The effect of thin, thick, and normal corneas on Goldmann intraocular pressure measurements and correction formulae in individual eyes.Ophthalmology 2012; 119(3):443-9O
To evaluate the usefulness of the central corneal thickness (CCT)-based correction formulae for stratified CCT groups, with intraocular pressure (IOP) from the Pascal dynamic contour tonometer (PDCT) as the reference standard.
Retrospective case series.
Two hundred eighty-nine patients attending a specialist glaucoma practice and a mixture of normal subjects and subjects with confirmed glaucomatous optic neuropathy.
Intraocular pressure was measured using PDCT, Goldmann applanation tonometry (GAT), and the Ocular Response Analyzer (ORA; Reichert Corp, Buffalo, NY). The GAT readings were obtained before automated readings and were adjusted for CCT using 4 different correction formulae. Discrepancies between GAT and CCT-corrected GAT readings were evaluated after stratification into thin, intermediate, and thick CCT groups. The IOP measurements from GAT, the ORA, and CCT-adjusted IOP were compared against PDCT IOP measurements using Bland-Altman analysis.
MAIN OUTCOME MEASURES
Mean, 95% limits of agreement, and proportion of patients with IOP difference of 20% or more between PDCT IOP and each of GAT IOP, Goldmann-correlated IOP (IOPg), corneal-compensated IOP (IOPcc), and adjusted IOP using CCT-based correction formulae.
Average PDCT IOP values were higher than GAT, IOPg, IOPcc, and CCT-adjusted IOP. The GAT IOP readings demonstrated poor agreement with PDCT IOP (95% limits of agreement, ± 4.7 mmHg); however, IOPg, IOPcc, and adjustment of GAT IOP with CCT-based formulae resulted in even poorer agreement (range of 95% limits of agreement, ± 5.1 to 6.7 mmHg).
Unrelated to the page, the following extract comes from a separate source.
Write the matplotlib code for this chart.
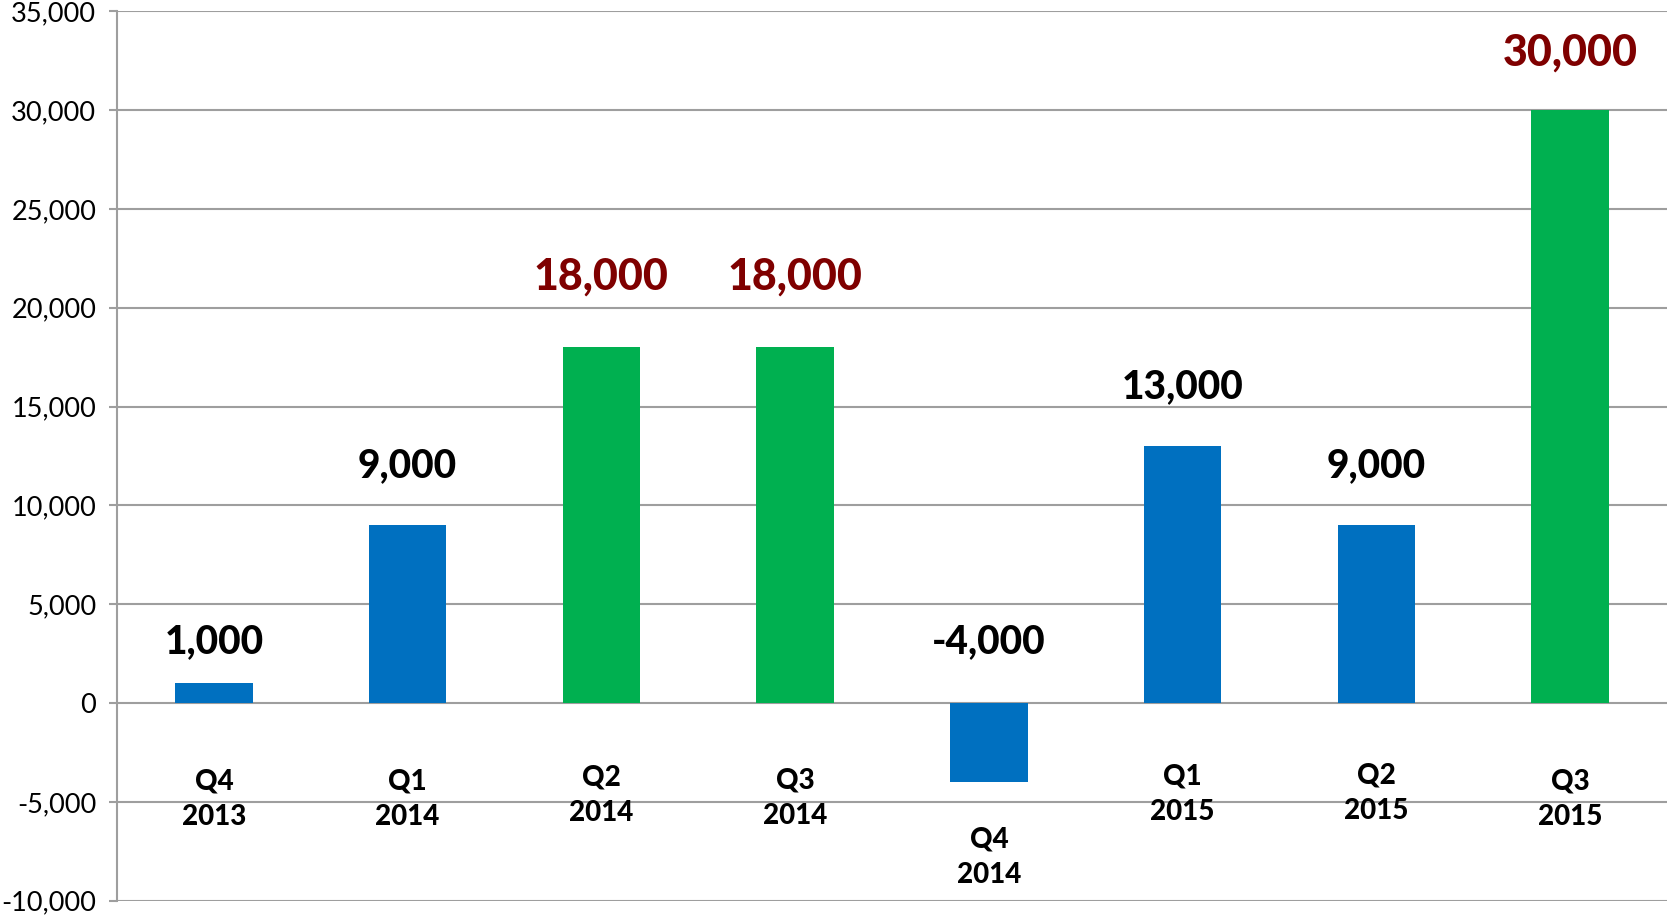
import matplotlib
matplotlib.use("Agg")
import matplotlib.pyplot as plt
import matplotlib.ticker as mticker
import numpy as np

plt.rcParams["font.family"] = ["Lato", "DejaVu Sans"]

BLUE = "#0070C0"
GREEN = "#00B050"
DARKRED = "#7F0000"
GRID = "#9E9E9E"

# data
quarters = ["Q4\n2013", "Q1\n2014", "Q2\n2014", "Q3\n2014",
            "Q4\n2014", "Q1\n2015", "Q2\n2015", "Q3\n2015"]
values = [1000, 9000, 18000, 18000, -4000, 13000, 9000, 30000]
highlight = [False, False, True, True, False, False, False, True]

# layout: where the value and category labels sit (data units)
value_label_y = [3100, 12000, 21600, 21600, 3100, 16000, 12000, 32900]
cat_label_y = [-4850, -4850, -4650, -4800, -7800, -4600, -4550, -4850]

fig = plt.figure(figsize=(16.67, 9.15), dpi=100)
ax = fig.add_axes([0.0702, 0.0156, 0.9298, 0.9721])

x = np.arange(len(values))
colors = [GREEN if h else BLUE for h in highlight]
ax.bar(x, values, width=0.4, color=colors, zorder=3)

for i, v in enumerate(values):
    ax.text(x[i], value_label_y[i], f"{v:,}", ha="center", va="center",
            fontsize=31 if highlight[i] else 28, fontweight=900,
            color=DARKRED if highlight[i] else "black", zorder=4)
    ax.text(x[i], cat_label_y[i], quarters[i], ha="center", va="center",
            fontsize=20, fontweight=900, color="black", linespacing=1.45,
            zorder=4)

ax.set_xlim(-0.5, len(values) - 0.5)
ax.set_ylim(-10000, 35000)
ax.yaxis.set_major_locator(mticker.MultipleLocator(5000))
ax.yaxis.set_major_formatter(mticker.FuncFormatter(lambda v, p: f"{int(v):,}"))
ax.set_xticks([])
ax.tick_params(axis="y", length=6, width=1.5, color=GRID, labelsize=19.5, pad=9)

ax.grid(axis="y", color=GRID, linewidth=1.5, zorder=1)
for s in ["top", "right", "bottom"]:
    ax.spines[s].set_visible(False)
ax.spines["left"].set_color(GRID)
ax.spines["left"].set_linewidth(1.5)

fig.savefig("out.png", dpi=100)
If PDCT was used as the reference standard, there was a 26% to 39% risk of making an erroneous IOP adjustment of magnitude of 20% or more at all levels of CCT. This risk was greatest in the patients with thicker corneas (CCT, ≥568 μm).
Adjusting IOP using CCT-based formulae resulted in poorer agreement with PDCT IOP when compared with unadjusted G AT IOP. If PDCT is the closest measure we have to intracameral IOP, there is a risk of creating clinically significant error after adjustment of GAT IOP with CCT-based correction formulae, especially in thicker corneas. This study suggests that although CCT may be useful in population analyses, CCT-based correction formulae should not be applied to individuals.